• Written problem:
Find each line with the string "React" and copy it.

• Dataset extract:
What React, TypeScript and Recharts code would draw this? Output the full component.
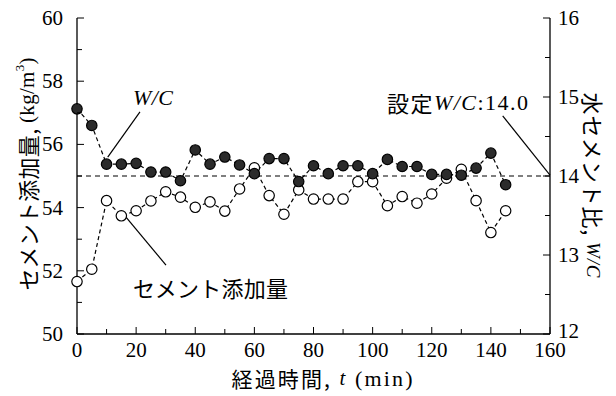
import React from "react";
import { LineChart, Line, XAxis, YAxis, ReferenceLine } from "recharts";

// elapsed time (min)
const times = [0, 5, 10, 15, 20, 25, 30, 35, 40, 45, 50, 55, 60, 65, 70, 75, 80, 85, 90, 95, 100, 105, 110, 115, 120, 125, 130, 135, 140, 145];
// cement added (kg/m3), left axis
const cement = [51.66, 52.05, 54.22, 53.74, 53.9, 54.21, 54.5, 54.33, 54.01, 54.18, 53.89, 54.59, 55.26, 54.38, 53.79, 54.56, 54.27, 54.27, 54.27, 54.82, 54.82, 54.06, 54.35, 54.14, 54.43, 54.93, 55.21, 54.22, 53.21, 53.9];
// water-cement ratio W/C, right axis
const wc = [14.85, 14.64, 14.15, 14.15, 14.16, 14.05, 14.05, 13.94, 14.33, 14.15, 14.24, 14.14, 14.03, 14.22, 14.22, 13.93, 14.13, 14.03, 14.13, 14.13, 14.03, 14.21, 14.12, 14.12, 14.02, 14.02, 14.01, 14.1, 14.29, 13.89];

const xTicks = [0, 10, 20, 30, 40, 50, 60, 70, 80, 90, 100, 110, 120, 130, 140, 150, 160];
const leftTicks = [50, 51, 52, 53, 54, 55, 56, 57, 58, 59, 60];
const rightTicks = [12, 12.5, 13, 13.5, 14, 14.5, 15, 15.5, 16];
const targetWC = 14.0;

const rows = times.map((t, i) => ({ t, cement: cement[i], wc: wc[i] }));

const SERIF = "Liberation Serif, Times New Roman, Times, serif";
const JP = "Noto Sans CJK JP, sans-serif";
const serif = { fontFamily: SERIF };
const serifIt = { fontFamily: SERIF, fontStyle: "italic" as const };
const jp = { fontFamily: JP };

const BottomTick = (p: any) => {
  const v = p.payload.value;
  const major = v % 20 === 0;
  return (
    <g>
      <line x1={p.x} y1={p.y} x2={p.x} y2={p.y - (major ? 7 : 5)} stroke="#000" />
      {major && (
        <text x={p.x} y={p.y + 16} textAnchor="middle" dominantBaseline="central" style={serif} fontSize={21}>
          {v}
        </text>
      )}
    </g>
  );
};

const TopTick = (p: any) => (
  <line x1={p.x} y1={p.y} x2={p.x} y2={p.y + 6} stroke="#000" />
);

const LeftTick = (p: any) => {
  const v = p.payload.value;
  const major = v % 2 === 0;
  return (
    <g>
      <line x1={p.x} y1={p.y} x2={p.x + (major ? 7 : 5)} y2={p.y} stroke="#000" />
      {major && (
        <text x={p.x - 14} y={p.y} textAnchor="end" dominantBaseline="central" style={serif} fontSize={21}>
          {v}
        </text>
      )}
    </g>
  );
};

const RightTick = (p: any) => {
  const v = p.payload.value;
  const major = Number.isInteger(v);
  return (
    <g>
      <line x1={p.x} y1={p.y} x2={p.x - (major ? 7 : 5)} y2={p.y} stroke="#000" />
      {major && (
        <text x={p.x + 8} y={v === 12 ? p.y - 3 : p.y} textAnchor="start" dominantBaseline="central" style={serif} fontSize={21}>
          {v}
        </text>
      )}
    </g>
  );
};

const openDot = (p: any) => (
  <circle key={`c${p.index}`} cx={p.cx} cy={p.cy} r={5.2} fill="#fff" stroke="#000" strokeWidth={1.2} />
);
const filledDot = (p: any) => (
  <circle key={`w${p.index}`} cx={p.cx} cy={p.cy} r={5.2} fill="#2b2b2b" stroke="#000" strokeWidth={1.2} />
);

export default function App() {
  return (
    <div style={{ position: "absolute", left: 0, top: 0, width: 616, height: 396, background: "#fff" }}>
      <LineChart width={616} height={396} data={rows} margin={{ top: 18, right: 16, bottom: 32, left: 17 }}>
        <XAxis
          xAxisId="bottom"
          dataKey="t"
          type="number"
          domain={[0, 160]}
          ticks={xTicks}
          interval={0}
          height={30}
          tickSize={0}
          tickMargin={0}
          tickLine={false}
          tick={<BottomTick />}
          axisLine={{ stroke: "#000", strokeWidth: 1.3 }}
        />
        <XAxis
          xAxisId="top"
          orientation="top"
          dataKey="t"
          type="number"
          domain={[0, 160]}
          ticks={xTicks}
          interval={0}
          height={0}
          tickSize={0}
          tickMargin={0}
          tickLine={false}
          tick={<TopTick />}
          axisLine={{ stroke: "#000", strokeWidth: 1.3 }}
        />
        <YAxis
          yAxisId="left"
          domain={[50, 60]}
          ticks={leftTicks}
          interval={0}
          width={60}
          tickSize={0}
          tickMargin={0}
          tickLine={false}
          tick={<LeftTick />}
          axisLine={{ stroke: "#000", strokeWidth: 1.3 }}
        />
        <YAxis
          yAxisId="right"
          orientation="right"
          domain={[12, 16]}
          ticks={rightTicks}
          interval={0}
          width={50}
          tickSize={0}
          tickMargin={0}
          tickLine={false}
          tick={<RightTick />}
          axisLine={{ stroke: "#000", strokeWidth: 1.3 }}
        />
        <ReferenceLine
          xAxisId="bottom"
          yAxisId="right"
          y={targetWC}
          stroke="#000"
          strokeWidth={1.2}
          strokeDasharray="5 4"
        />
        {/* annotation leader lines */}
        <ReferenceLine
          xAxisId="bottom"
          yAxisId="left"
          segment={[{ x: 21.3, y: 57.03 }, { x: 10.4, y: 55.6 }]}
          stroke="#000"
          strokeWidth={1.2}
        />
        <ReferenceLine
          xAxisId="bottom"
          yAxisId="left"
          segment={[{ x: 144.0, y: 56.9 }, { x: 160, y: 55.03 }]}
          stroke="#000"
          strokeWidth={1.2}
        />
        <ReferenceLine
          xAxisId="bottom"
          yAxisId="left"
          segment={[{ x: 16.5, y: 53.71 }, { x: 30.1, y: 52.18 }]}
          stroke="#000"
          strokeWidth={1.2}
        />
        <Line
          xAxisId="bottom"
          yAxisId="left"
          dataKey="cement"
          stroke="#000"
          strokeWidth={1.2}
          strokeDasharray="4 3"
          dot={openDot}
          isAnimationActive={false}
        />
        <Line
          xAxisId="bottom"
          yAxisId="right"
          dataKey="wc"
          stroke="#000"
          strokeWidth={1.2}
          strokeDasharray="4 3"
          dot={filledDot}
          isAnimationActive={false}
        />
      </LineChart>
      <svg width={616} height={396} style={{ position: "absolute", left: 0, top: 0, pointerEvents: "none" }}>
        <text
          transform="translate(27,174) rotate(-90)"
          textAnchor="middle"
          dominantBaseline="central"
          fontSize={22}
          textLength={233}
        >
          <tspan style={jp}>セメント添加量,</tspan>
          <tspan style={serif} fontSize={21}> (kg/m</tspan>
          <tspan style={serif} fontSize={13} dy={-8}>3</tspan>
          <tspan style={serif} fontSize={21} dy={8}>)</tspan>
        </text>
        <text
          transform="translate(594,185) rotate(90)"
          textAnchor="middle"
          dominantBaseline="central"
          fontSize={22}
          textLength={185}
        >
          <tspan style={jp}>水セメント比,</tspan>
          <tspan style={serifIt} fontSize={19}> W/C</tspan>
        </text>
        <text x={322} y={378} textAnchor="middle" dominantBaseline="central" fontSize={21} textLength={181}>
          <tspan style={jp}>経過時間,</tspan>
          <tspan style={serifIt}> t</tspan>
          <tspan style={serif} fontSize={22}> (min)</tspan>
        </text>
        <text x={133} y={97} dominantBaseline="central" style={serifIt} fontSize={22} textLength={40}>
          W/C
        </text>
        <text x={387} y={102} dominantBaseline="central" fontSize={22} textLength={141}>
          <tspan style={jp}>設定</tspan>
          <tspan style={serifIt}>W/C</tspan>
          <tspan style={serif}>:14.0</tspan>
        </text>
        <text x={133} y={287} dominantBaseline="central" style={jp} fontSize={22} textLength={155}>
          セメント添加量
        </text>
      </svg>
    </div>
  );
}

• Answer to this task:
What React, TypeScript and Recharts code would draw this? Output the full component.
import React from "react";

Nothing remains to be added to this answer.